====== Source material

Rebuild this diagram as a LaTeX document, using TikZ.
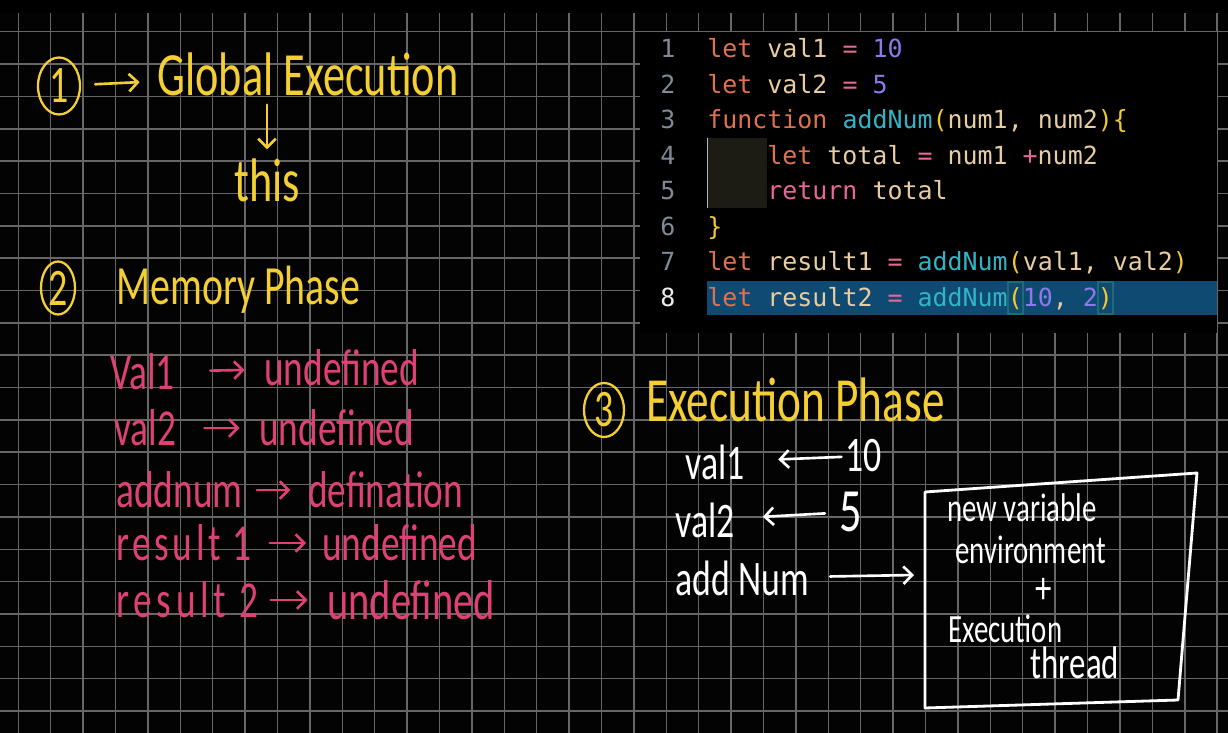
\documentclass[tikz,border=0pt]{standalone}
\usepackage{fontspec}
\usepackage{xcolor}
\usetikzlibrary{arrows.meta, positioning, shapes.geometric}

\setmainfont{Carlito}
\newfontfamily\handfont[FakeStretch=0.72]{Carlito}
\newfontfamily\codefont{DejaVu Sans Mono}

\definecolor{boardbg}{HTML}{030303}
\definecolor{gridgray}{HTML}{666666}
\definecolor{handyellow}{HTML}{F3CF33}
\definecolor{handpink}{HTML}{DE4175}
\definecolor{codekw}{HTML}{DE7150}
\definecolor{codeid}{HTML}{E8CCA2}
\definecolor{codeop}{HTML}{E8679A}
\definecolor{codenum}{HTML}{8C7AEA}
\definecolor{codefn}{HTML}{33B4C6}
\definecolor{codebr}{HTML}{F2C92E}
\definecolor{codeln}{HTML}{7F8A94}
\definecolor{hlbar}{HTML}{0E4A72}
\definecolor{indentbg}{HTML}{1C1B14}

% code tokens
\newcommand{\ckw}[1]{\textcolor{codekw}{#1}}
\newcommand{\cid}[1]{\textcolor{codeid}{#1}}
\newcommand{\cop}[1]{\textcolor{codeop}{#1}}
\newcommand{\cnum}[1]{\textcolor{codenum}{#1}}
\newcommand{\cfn}[1]{\textcolor{codefn}{#1}}
\newcommand{\cbr}[1]{\textcolor{codebr}{#1}}

\tikzset{
  gridline/.style={draw=gridgray, line width=0.9pt},
  codeline/.style={anchor=base west, inner sep=0pt, font=\codefont\fontsize{14.2}{17}\selectfont},
  lineno/.style={anchor=base, inner sep=0pt, text=codeln, font=\codefont\fontsize{14.2}{17}\selectfont},
  hand/.style={inner sep=0pt, font=\handfont\fontsize{29.5}{30}\selectfont},
  title/.style={hand, text=handyellow, font=\handfont\fontsize{35}{36}\selectfont},
  numcirc/.style={ellipse, draw=handyellow, text=handyellow, line width=1.3pt, inner sep=0pt,
    font=\handfont\fontsize{30}{30}\selectfont},
  memtext/.style={hand, anchor=west, text=handpink},
  exectext/.style={hand, anchor=west, text=white, font=\handfont\fontsize{28.3}{29}\selectfont},
  boxtext/.style={hand, anchor=west, text=white, font=\handfont\fontsize{22.8}{23}\selectfont},
  harrow/.style={->, line width=1.5pt, line cap=round},
}

\begin{document}
\begin{tikzpicture}[x=0.02cm, y=-0.02cm, >={Straight Barb[length=5pt,width=10pt]}]
  \useasboundingbox (0,0) rectangle (1228,733);
  \fill[boardbg] (0,0) rectangle (1228,733);
  \fill[black] (0,0) rectangle (1228,13);

  % grid
  \foreach \gx in {0,...,37}
    \draw[gridline] ({18.3+32.4*\gx},13) -- ({18.3+32.4*\gx},733);
  \foreach \gy in {0,...,21}
    \draw[gridline] (0,{31.7+32.35*\gy}) -- (1228,{31.7+32.35*\gy});

  % code panel
  \fill[black] (640,32) rectangle (1217,333);
  \fill[indentbg] (707,138) rectangle (767,208);
  \draw[codeln!60, line width=0.4pt] (707,138) -- (707,208);
  \fill[hlbar] (707,281) rectangle (1217,315);
  \draw[codefn!60!black, line width=0.6pt] (1008,282) rectangle (1023,314);
  \draw[codefn!60!black, line width=0.6pt] (1098,282) rectangle (1113,314);

  \foreach \ln in {1,...,7}
    \node[lineno] (ln\ln) at (668,{58+35.5*(\ln-1)}) {\ln};
  \node[lineno, text=white!85!gray] (ln8) at (668,306.5) {8};

  \node[codeline] (code1) at (707,58) {\ckw{let} \cid{val1} \cop{=} \cnum{10}};
  \node[codeline] (code2) at (707,93.5) {\ckw{let} \cid{val2} \cop{=} \cnum{5}};
  \node[codeline] (code3) at (707,129) {\ckw{function} \cfn{addNum}\cbr{(}\cid{num1, num2}\cbr{)\{}};
  \node[codeline] (code4) at (767,164.5) {\ckw{let} \cid{total} \cop{=} \cid{num1} \cop{+}\cid{num2}};
  \node[codeline] (code5) at (767,200) {\cop{return} \cid{total}};
  \node[codeline] (code6) at (707,235.5) {\cbr{\}}};
  \node[codeline] (code7) at (707,271) {\ckw{let} \cid{result1} \cop{=} \cfn{addNum}\cbr{(}\cid{val1, val2}\cbr{)}};
  \node[codeline] (code8) at (707,306.5) {\ckw{let} \cid{result2} \cop{=} \cfn{addNum}\cbr{(}\cnum{10}\cid{, }\cnum{2}\cbr{)}};

  % 1 -> global execution
  \node[numcirc, minimum width=0.84cm, minimum height=1.14cm] (c1) at (59,86) {1};
  \node[title] (global) at (308,74) {Global Execution};
  \node[title] (this) at (267,180) {this};
  \draw[harrow, draw=handyellow, shorten <=8pt, shorten >=10pt] (c1) -- (global);
  \draw[harrow, draw=handyellow, shorten <=5pt, shorten >=5pt] (global.south -| this.north) -- (this.north);

  % 2 memory phase
  \node[numcirc, minimum width=0.68cm, minimum height=1.06cm] (c2) at (58,288) {2};
  \node[title, anchor=west, font=\handfont\fontsize{31.5}{32}\selectfont] (memory) at (116,290) {Memory Phase};

  \node[memtext] (m1a) at (110,372) {Val1};
  \node[memtext] (m1b) at (264,368) {undefined};
  \node[memtext] (m2a) at (114,428) {val2};
  \node[memtext] (m2b) at (259,428) {undefined};
  \node[memtext] (m3a) at (116,490) {addnum};
  \node[memtext] (m3b) at (308,490) {defination};
  \node[memtext, font=\handfont\fontsize{29.5}{30}\selectfont\addfontfeature{LetterSpace=7}] (m4a) at (116,543) {result 1};
  \node[memtext] (m4b) at (322,543) {undefined};
  \node[memtext, font=\handfont\fontsize{29.5}{30}\selectfont\addfontfeature{LetterSpace=9}] (m5a) at (116,600) {result 2};
  \node[memtext, font=\handfont\fontsize{32}{33}\selectfont] (m5b) at (327,600) {undefined};
  \foreach \r/\sa/\sb in {1/20pt/11pt, 2/16pt/11pt, 3/8pt/10pt, 4/10pt/9pt, 5/7pt/11pt}
    \draw[harrow, draw=handpink, shorten <=\sa, shorten >=\sb] (m\r a) -- (m\r b);

  % 3 execution phase
  \node[numcirc, minimum width=0.8cm, minimum height=1.08cm] (c3) at (604,410) {3};
  \node[title, anchor=west, font=\handfont\fontsize{35.8}{36}\selectfont] (execphase) at (646,400) {Execution Phase};

  \node[exectext] (e1) at (685,462) {val1};
  \node[exectext] (ten) at (845,456) {10};
  \node[exectext] (e2) at (675,520) {val2};
  \node[exectext, font=\handfont\fontsize{35}{36}\selectfont] (five) at (839,512) {5};
  \node[exectext] (e3) at (675,578) {add Num};
  \draw[harrow, draw=white, shorten <=2pt, shorten >=19pt] (ten) -- (e1);
  \draw[harrow, draw=white, shorten <=8pt, shorten >=16pt] (five) -- (e2);

  % execution context box
  \coordinate (b1) at (925,492);
  \coordinate (b2) at (1197,473);
  \coordinate (b3) at (1178,700);
  \coordinate (b4) at (925,708);
  \draw[white, line width=1.6pt, line join=round] (b1) -- (b2) -- (b3) -- (b4) -- cycle;
  \coordinate (boxin) at (914,575);
  \draw[harrow, draw=white, shorten <=12pt] (e3) -- (boxin);

  \node[boxtext] (t1) at (947,508) {new variable};
  \node[boxtext] (t2) at (955,550) {environment};
  \node[boxtext, anchor=center, font=\handfont\fontsize{26}{27}\selectfont] (t3) at (1044,591) {+};
  \node[boxtext] (t4) at (948,629) {Execution};
  \node[boxtext, font=\handfont\fontsize{26}{27}\selectfont] (t5) at (1030,663) {thread};
\end{tikzpicture}
\end{document}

============

§ Goal
Locate each line containing the string "this" and show it.

§ Reply to the task
Rebuild this diagram as a LaTeX document, using TikZ.
  \node[title] (this) at (267,180) {this};
  \draw[harrow, draw=handyellow, shorten <=5pt, shorten >=5pt] (global.south -| this.north) -- (this.north);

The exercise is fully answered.